PR firm Connect Communications, run by former Labour MP Andy Sawford, even provides courses for clients on how to identify MPs to sit on an APPG and how to secure media coverage for the committee’s work.

But it’s not just stories of bad behaviour abroad and potential lobbying scandals which is causing concern. There are also legitimate security issues about the groups being hijacked by bodies hostile to Britain.

Last year Sir Lindsay Hoyle cited a warning from British intelligence services naming Christine Lee, a 58-year-old Anglo-Chinese lawyer, as a suspected Chinese agent. In an email, Hoyle said Lee had been engaged in ‘political interference activities on behalf of the Chinese Communist Party engaging with MPs in Parliament and a now defunct All-Party Parliamentary Group called Chinese In Britain’.
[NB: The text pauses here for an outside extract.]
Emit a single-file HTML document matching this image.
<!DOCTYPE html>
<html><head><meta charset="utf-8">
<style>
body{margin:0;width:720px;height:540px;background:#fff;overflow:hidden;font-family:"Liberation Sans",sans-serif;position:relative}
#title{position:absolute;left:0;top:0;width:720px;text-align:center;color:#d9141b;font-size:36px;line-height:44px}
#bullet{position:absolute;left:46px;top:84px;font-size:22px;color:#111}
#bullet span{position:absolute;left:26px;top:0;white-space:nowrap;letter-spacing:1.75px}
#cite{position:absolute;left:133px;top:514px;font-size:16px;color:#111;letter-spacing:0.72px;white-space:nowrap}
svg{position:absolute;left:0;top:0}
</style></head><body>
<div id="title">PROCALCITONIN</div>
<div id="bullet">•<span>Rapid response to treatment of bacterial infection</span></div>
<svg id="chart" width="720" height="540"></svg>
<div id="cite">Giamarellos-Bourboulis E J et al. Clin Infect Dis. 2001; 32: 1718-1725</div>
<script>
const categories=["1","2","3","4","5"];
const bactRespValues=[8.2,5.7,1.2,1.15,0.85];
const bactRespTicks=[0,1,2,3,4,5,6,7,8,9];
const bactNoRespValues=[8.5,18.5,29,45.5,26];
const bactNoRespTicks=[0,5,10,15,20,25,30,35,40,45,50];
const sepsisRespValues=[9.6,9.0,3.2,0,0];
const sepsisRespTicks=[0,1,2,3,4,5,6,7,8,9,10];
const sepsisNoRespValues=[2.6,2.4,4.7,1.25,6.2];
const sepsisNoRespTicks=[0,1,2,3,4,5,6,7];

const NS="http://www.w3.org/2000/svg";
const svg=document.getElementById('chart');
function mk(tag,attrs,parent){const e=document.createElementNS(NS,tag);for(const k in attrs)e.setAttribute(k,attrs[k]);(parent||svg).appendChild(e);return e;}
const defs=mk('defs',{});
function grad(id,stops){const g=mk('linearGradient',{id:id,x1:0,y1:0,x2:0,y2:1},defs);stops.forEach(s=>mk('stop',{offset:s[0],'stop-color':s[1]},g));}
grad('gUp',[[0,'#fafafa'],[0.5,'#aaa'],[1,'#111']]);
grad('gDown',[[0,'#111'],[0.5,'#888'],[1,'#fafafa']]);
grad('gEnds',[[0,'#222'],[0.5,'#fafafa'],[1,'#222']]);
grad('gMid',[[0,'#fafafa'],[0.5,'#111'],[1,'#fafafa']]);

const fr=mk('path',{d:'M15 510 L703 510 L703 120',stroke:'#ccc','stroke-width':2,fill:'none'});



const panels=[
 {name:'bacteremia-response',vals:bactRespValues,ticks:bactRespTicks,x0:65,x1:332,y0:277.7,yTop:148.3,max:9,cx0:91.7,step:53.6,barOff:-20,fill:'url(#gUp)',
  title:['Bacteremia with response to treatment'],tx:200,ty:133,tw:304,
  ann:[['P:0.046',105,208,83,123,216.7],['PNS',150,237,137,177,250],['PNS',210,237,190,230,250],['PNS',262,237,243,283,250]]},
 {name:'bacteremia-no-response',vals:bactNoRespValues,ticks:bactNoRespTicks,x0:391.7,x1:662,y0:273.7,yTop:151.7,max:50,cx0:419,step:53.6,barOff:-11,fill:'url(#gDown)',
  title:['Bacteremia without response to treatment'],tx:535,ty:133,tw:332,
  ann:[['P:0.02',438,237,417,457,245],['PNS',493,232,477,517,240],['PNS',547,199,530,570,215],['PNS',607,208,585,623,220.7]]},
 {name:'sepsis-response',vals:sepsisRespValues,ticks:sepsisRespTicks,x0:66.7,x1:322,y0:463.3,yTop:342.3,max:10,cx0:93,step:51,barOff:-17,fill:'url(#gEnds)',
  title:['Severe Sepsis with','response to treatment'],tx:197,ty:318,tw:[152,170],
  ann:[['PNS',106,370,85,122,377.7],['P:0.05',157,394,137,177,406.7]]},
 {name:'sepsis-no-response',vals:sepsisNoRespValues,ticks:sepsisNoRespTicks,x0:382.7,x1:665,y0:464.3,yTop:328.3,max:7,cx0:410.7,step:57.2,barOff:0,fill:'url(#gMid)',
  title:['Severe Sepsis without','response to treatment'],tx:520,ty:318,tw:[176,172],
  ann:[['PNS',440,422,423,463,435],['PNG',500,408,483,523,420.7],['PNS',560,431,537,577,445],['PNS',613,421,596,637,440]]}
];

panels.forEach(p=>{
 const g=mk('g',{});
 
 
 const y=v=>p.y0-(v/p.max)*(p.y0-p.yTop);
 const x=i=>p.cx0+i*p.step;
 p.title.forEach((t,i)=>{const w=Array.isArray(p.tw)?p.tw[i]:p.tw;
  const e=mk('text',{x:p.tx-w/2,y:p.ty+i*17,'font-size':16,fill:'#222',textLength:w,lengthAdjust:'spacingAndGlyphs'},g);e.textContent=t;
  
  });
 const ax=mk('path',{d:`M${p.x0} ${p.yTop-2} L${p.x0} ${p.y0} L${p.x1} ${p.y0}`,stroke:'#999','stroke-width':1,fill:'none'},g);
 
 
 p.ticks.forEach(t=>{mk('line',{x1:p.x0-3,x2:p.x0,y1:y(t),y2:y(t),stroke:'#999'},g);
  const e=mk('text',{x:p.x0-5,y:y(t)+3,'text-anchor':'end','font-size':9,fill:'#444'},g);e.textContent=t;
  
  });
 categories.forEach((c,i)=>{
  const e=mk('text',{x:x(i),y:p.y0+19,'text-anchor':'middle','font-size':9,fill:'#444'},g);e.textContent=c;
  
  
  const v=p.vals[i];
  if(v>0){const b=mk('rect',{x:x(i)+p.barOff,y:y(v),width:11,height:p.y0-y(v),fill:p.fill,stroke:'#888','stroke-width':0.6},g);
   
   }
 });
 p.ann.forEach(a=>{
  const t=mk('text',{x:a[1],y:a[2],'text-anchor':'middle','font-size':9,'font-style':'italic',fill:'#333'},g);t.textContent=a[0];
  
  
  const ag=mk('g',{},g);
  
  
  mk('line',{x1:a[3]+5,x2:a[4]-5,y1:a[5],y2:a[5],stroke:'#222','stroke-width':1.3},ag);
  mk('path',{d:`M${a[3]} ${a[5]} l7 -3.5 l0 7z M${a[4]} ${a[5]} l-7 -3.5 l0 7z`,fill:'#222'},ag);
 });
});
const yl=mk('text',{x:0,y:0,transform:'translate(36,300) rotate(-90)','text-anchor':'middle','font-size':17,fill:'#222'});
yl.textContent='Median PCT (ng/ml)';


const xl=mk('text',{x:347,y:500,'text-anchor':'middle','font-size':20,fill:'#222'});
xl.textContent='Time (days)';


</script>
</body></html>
Lee donated around £500,000 to the office of Labour MP Barry Gardiner between 2015 and 2020.

Gardiner, who held the shadow Cabinet International Trade portfolio when Jeremy Corbyn was Labour leader, used most of the money for staff costs, including hiring Christine Lee’s son as a diary manager.

He later denied being used as a ‘useful idiot’ by China.
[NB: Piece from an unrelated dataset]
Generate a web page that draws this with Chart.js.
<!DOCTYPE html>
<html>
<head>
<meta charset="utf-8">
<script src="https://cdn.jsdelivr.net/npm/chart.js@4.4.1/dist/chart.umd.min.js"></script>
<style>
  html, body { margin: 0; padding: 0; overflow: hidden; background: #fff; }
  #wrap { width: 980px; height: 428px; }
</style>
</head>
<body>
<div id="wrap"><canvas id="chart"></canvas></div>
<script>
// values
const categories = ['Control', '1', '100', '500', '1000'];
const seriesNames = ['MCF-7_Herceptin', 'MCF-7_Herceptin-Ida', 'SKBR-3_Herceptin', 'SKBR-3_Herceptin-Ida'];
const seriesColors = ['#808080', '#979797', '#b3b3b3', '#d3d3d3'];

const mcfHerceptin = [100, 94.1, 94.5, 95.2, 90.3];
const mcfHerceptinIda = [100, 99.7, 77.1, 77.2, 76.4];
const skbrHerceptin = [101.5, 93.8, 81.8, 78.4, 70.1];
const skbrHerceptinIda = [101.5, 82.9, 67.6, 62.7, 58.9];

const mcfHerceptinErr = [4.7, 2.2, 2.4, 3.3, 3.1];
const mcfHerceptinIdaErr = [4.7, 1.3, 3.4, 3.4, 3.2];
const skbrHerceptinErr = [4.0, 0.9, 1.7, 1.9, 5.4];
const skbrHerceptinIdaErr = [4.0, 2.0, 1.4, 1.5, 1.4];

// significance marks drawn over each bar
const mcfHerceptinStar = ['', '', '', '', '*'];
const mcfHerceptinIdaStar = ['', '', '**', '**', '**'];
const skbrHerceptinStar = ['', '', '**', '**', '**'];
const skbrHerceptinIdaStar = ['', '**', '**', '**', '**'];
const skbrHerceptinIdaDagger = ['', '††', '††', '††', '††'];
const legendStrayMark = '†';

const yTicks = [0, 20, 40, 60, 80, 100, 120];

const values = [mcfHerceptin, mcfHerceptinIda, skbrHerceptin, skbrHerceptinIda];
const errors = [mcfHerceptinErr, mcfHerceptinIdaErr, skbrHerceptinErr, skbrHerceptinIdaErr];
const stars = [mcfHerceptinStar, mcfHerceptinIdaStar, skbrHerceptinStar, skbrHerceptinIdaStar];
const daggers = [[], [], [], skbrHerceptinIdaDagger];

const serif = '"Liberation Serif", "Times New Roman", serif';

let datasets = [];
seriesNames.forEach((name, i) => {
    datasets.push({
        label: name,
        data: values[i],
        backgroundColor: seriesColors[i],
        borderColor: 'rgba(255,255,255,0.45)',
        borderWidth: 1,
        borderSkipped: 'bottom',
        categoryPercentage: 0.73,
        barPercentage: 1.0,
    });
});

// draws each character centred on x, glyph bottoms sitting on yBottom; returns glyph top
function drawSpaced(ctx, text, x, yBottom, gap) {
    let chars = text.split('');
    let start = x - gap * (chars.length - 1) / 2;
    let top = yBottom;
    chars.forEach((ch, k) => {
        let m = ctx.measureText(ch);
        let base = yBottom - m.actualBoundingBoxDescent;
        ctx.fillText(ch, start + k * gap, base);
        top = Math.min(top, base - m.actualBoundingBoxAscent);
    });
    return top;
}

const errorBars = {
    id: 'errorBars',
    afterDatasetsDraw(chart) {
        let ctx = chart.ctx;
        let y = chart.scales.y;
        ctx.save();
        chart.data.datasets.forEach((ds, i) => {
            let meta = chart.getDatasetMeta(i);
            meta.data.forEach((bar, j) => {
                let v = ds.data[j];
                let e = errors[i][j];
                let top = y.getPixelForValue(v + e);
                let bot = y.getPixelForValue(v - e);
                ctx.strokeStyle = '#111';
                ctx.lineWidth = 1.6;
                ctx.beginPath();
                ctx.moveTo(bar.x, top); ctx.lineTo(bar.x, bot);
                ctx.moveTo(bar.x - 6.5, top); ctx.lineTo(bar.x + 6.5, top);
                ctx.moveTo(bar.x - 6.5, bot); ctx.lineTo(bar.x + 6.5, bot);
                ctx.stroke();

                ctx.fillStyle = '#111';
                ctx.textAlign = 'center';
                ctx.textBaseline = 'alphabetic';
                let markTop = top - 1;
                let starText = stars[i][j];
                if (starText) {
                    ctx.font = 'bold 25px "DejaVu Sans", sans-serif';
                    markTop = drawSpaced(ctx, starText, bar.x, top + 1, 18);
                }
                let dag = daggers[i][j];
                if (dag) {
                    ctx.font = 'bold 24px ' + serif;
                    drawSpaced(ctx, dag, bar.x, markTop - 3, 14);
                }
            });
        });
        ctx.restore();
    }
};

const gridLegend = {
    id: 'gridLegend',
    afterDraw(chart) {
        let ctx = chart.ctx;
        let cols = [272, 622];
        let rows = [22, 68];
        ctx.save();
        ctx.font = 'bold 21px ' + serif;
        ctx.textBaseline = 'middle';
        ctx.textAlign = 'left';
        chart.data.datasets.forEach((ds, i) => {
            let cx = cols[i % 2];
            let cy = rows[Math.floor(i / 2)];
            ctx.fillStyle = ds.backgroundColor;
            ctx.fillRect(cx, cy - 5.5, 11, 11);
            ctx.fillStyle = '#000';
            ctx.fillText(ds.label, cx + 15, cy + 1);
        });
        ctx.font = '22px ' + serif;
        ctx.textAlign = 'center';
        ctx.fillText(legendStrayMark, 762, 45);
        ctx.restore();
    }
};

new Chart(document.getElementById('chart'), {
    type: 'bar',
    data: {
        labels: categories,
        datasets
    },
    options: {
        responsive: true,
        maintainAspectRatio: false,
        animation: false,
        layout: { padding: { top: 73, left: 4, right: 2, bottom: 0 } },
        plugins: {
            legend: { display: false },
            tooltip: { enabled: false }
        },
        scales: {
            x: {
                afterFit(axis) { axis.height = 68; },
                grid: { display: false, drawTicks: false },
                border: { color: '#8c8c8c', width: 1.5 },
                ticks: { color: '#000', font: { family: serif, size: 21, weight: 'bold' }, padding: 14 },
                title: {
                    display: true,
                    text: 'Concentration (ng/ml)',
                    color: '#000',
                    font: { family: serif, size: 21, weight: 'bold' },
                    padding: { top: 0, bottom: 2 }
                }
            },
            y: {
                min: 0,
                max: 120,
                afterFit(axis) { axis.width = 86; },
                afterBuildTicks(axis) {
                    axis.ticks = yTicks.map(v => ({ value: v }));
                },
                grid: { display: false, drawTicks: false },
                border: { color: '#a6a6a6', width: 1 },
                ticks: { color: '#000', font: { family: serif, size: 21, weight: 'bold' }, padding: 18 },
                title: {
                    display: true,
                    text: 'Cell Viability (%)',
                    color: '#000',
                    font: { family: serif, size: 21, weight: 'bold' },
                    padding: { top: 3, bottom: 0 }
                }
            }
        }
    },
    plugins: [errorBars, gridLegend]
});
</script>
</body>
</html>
Andrew Mitchell, the Minister of State for International Development, was a member of the discredited Chinese APPG between 2016-17, as was Nadhim Zahawi, who is now chairman of the Conservative Party.

Supporters of the ‘country APPGs’ argue that they play a valuable role in building links abroad. But Alison Giles, parliament’s director of security, told the Commons standards committee last year she feared they were ‘particularly attractive routes of access to parliamentarians’.

David Morris (pictured), Tory MP for Morecambe and Lunesdale, is so well travelled he has been dubbed ‘Air Miles’ Morris by colleagues

She said many all-party groups ‘will be actively looking for the kind of support that foreign entities and governments would be only too pleased to provide’, including ‘a secretariat that might influence the agenda, funding for foreign visits and guest speakers’.

Take, for instance the Qatar APPG, chaired by former Welsh Secretary Alun Cairns. It received £220,000 in donations to cover trips to the Middle East state between October 2021 and February 2022, money that was provided by the Qatari foreign ministry.

The Qataris, of course, denied lavishing the money on MPs to try to buy their silence over the country’s ban on homosexuality and appalling human rights record in the run-up to last year’s World Cup.

As more criticism emerges of the APPGs, the Standards committee will soon publish a report with a series of sweeping recommendations designed to stamp out any potential abuses by foreign powers and commercial lobbyists.

Committee chairman Sir Chris Bryant says: ‘All-Party Parliamentary Groups are useful, but they must never be a backdoor means of peddling influence around the corridors of power or pursuing a commercial interest.’

Nor should they be a means for MPs to cavort with prostitutes and drink to excess — all at someone else’s expense.